-- START Raw data --

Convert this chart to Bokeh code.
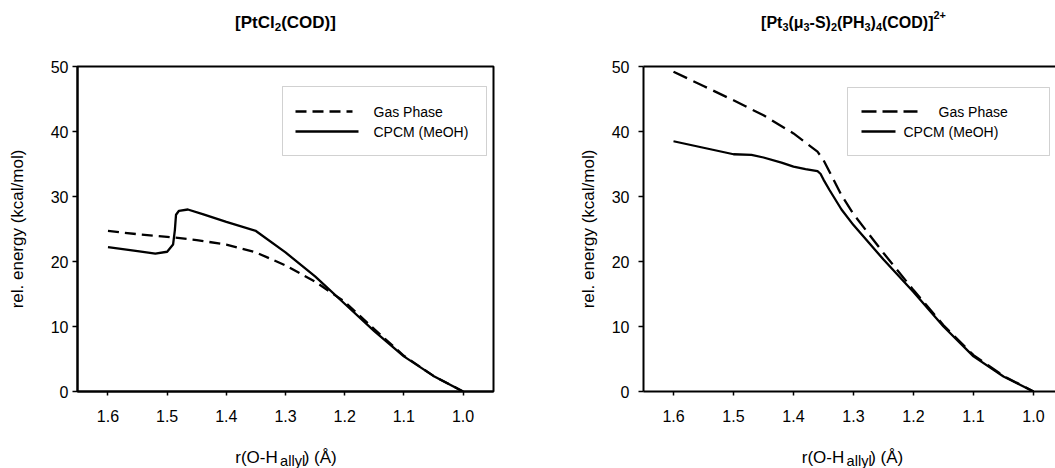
from bokeh.plotting import figure
from bokeh.layouts import row, column
from bokeh.models import (Range1d, FixedTicker, PrintfTickFormatter, Label, BoxAnnotation,
                          LinearAxis)
from bokeh.embed import file_html
from bokeh.resources import INLINE

# ---------------- data ----------------
r_gas_a = [1.60, 1.55, 1.50, 1.45, 1.40, 1.35, 1.30, 1.25, 1.20, 1.15, 1.10, 1.05, 1.00]
e_gas_a = [24.7, 24.2, 23.8, 23.3, 22.6, 21.4, 19.4, 16.9, 13.8, 9.6, 5.5, 2.4, 0.0]

r_cpcm_a = [1.60, 1.55, 1.52, 1.50, 1.49, 1.487, 1.485, 1.48, 1.465, 1.44, 1.40, 1.35,
            1.30, 1.25, 1.20, 1.15, 1.10, 1.05, 1.00]
e_cpcm_a = [22.2, 21.6, 21.2, 21.5, 22.6, 24.8, 27.2, 27.8, 28.0, 27.3, 26.1, 24.7,
            21.4, 17.7, 13.5, 9.3, 5.4, 2.4, 0.0]

r_gas_b = [1.60, 1.55, 1.50, 1.45, 1.40, 1.37, 1.36, 1.35, 1.34, 1.32, 1.30, 1.25,
           1.20, 1.15, 1.10, 1.05, 1.00]
e_gas_b = [49.2, 47.0, 44.8, 42.5, 39.7, 37.6, 36.9, 35.6, 33.8, 30.2, 27.3, 21.3,
           15.6, 10.2, 5.6, 2.4, 0.0]

r_cpcm_b = [1.60, 1.55, 1.50, 1.47, 1.45, 1.42, 1.40, 1.38, 1.36, 1.355, 1.35, 1.34,
            1.32, 1.30, 1.25, 1.20, 1.15, 1.10, 1.05, 1.00]
e_cpcm_b = [38.5, 37.5, 36.5, 36.4, 36.0, 35.2, 34.6, 34.2, 33.9, 33.5, 32.6, 31.0,
            28.0, 25.6, 20.3, 15.3, 10.0, 5.4, 2.3, 0.0]

x_ticks = [1.6, 1.5, 1.4, 1.3, 1.2, 1.1, 1.0]
y_ticks = [0, 10, 20, 30, 40, 50]
series_names = ["Gas Phase", "CPCM (MeOH)"]
y_label = "rel. energy (kcal/mol)"
x_label_pieces = [("r(O-H", "n"), ("allyl", "sub"), (") (Å)", "n")]
title_a = [("[PtCl", "n"), ("2", "sub"), ("(COD)]", "n")]
title_b = [("[Pt", "n"), ("3", "sub"), ("(μ", "n"), ("3", "sub"), ("-S)", "n"),
           ("2", "sub"), ("(PH", "n"), ("3", "sub"), (")", "n"), ("4", "sub"),
           ("(COD)]", "n"), ("2+", "sup")]

FONT = "Liberation Sans"

# Arial / Liberation Sans advance widths (per 1000 em)
W_REG = {" ": 278, "(": 333, ")": 333, "-": 333, ".": 278, "/": 278, "+": 584,
         "A": 667, "C": 722, "D": 722, "H": 722, "M": 833, "O": 778, "P": 667,
         "S": 667, "[": 278, "]": 278, "a": 556, "e": 556, "h": 556, "l": 222,
         "s": 500, "t": 278, "y": 500, "Å": 667, "μ": 576}
W_BOLD = {" ": 278, "(": 333, ")": 333, "-": 333, "+": 584, "C": 722, "D": 722,
          "H": 722, "O": 778, "P": 667, "S": 667, "[": 333, "]": 333, "l": 278,
          "t": 333, "μ": 611}


def text_w(s, size, bold):
    tab = W_BOLD if bold else W_REG
    return sum(tab.get(c, 556) for c in s) * size / 1000.0


def make_geom(fl, fr, ft, fb, xs, xe, ys, ye):
    def px2x(px):
        return xs + (px - fl) / (fr - fl) * (xe - xs)

    def px2y(py):
        return ys + (fb - py) / (fb - ft) * (ye - ys)
    return px2x, px2y


def strip(width, height):
    s = figure(width=width, height=height, x_range=Range1d(0, width),
               y_range=Range1d(height, 0), output_backend="svg", toolbar_location=None,
               x_axis_type=None, y_axis_type=None, min_border=0, frame_align=False)
    s.grid.visible = False
    s.outline_line_color = None
    s.background_fill_color = "white"
    s.border_fill_color = "white"
    return s


def rich_text(s, pieces, cx, base, size, bold, sub_scale=0.68, sub_drop=0.25, kern=0.0):
    small = size * sub_scale
    sizes = [size if k == "n" else small for _, k in pieces]
    total = sum(text_w(t, z, bold) for (t, _), z in zip(pieces, sizes)) + kern * (len(pieces) - 1)
    x = cx - total / 2.0
    for (t, k), z in zip(pieces, sizes):
        dy = 0.0
        if k == "sub":
            dy = sub_drop * size
        elif k == "sup":
            dy = -0.45 * size
        s.add_layout(Label(x=x, y=base + dy, text=t,
                           text_font=FONT, text_font_size=f"{z:.1f}px",
                           text_font_style="bold" if bold else "normal",
                           text_align="left", text_baseline="alphabetic",
                           text_color="black"))
        x += text_w(t, z, bold) + kern


def legend(p, conv, box, keys):
    px2x, px2y = conv
    l, t, r, b = box
    p.add_layout(BoxAnnotation(left=px2x(l), right=px2x(r), top=px2y(t), bottom=px2y(b),
                               fill_color="white", fill_alpha=1.0, line_color="#666666",
                               line_width=1, level="underlay"))
    for x0, x1, y, dash, tx, txt in keys:
        p.line([px2x(x0), px2x(x1)], [px2y(y), px2y(y)], line_color="black",
               line_width=2.4, line_dash=dash)
        p.add_layout(Label(x=px2x(tx), y=px2y(y), text=txt, text_font=FONT,
                           text_font_size="14px", text_align="left",
                           text_baseline="middle", text_color="black"))


def base_fig(width, height, fl, fr, ft, fb, xs, xe, outline):
    p = figure(width=width, height=height, x_range=Range1d(xs, xe), y_range=Range1d(0, 50),
               output_backend="svg", toolbar_location=None, frame_align=False,
               min_border_left=fl, min_border_right=width - fr,
               min_border_top=ft, min_border_bottom=height - fb)
    p.grid.visible = False
    p.background_fill_color = "white"
    p.border_fill_color = "white"
    if outline:
        p.outline_line_color = "black"
        p.outline_line_width = 2
    else:
        p.outline_line_color = None
    for ax in (p.xaxis[0], p.yaxis[0]):
        ax.axis_line_width = 2
        ax.axis_line_color = "black"
        ax.major_tick_line_width = 1.5
        ax.major_tick_line_color = "black"
        ax.minor_tick_line_color = None
        ax.major_tick_in = 0
        ax.major_label_text_font = FONT
        ax.major_label_text_font_size = "16px"
        ax.major_label_text_color = "black"
    p.xaxis.ticker = FixedTicker(ticks=x_ticks)
    p.xaxis.formatter = PrintfTickFormatter(format="%.1f")
    p.xaxis.major_tick_out = 4
    p.xaxis.major_label_standoff = 14
    p.yaxis.ticker = FixedTicker(ticks=y_ticks)
    p.yaxis.major_tick_out = 5
    p.yaxis.axis_label = y_label
    p.yaxis.axis_label_text_font = FONT
    p.yaxis.axis_label_text_font_size = "17px"
    p.yaxis.axis_label_text_font_style = "normal"
    p.yaxis.axis_label_text_color = "black"
    return p


H_TOP, H_MAIN, H_BOT = 56, 376, 36
FT, FB = 10, 335

# ---------------- left panel ----------------
WA = 530
FLa, FRa = 77, 493
xsa, xea = 1.6515, 0.9485
pa = base_fig(WA, H_MAIN, FLa, FRa, FT, FB, xsa, xea, True)
pa.yaxis.major_label_standoff = 4
pa.yaxis.axis_label_standoff = 21
conv_a = make_geom(FLa, FRa, FT, FB, xsa, xea, 0, 50)
pa.line(r_gas_a, e_gas_a, line_color="black", line_width=2.3, line_dash="11 6")
pa.line(r_cpcm_a, e_cpcm_a, line_color="black", line_width=2.3)
legend(pa, conv_a, (282, 30, 486, 99),
       [(295, 352, 55, "11 6", 373, series_names[0]),
        (295, 358, 75, "solid", 373, series_names[1])])
ta = strip(WA, H_TOP)
rich_text(ta, title_a, 285, 22, 17, True)
xa = strip(WA, H_BOT)
rich_text(xa, x_label_pieces, 285.5, 25, 17, False, sub_scale=0.86, sub_drop=0.2, kern=-1.5)

# ---------------- right panel ----------------
WB = 525
FLb, FRb = 113, 525
xsb, xeb = 1.65, 0.9633
pb = base_fig(WB, H_MAIN, FLb, FRb, FT, FB, xsb, xeb, False)
pb.yaxis.major_label_standoff = 9
pb.yaxis.axis_label_standoff = 11
top_axis = LinearAxis(ticker=FixedTicker(ticks=[]), axis_line_width=2, axis_line_color="black",
                      major_tick_line_color=None, minor_tick_line_color=None,
                      major_label_text_font_size="0px")
pb.add_layout(top_axis, "above")
conv_b = make_geom(FLb, FRb, FT, FB, xsb, xeb, 0, 50)
pb.line(r_gas_b, e_gas_b, line_color="black", line_width=2.3, line_dash="15 7")
pb.line(r_cpcm_b, e_cpcm_b, line_color="black", line_width=2.3)
legend(pb, conv_b, (317, 31, 519, 99),
       [(331, 387, 55, "15 6", 408, series_names[0]),
        (331, 365, 75, "solid", 373, series_names[1])])
tb = strip(WB, H_TOP)
rich_text(tb, title_b, 323, 22, 16, True)
xb = strip(WB, H_BOT)
rich_text(xb, x_label_pieces, 322, 25, 17, False, sub_scale=0.86, sub_drop=0.2, kern=-1.5)

layout = row(column(ta, pa, xa, spacing=0), column(tb, pb, xb, spacing=0), spacing=0)
open("out.html", "w").write(file_html(layout, INLINE))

-- END Raw data --

• **The exercise**:
Every line from the start of the listing above through the line with "from bokeh.resources import INLINE" should be repeated exactly; skip the pictures and add nothing else.

• **Right answer**:
Convert this chart to Bokeh code.
from bokeh.plotting import figure
from bokeh.layouts import row, column
from bokeh.models import (Range1d, FixedTicker, PrintfTickFormatter, Label, BoxAnnotation,
                          LinearAxis)
from bokeh.embed import file_html
from bokeh.resources import INLINE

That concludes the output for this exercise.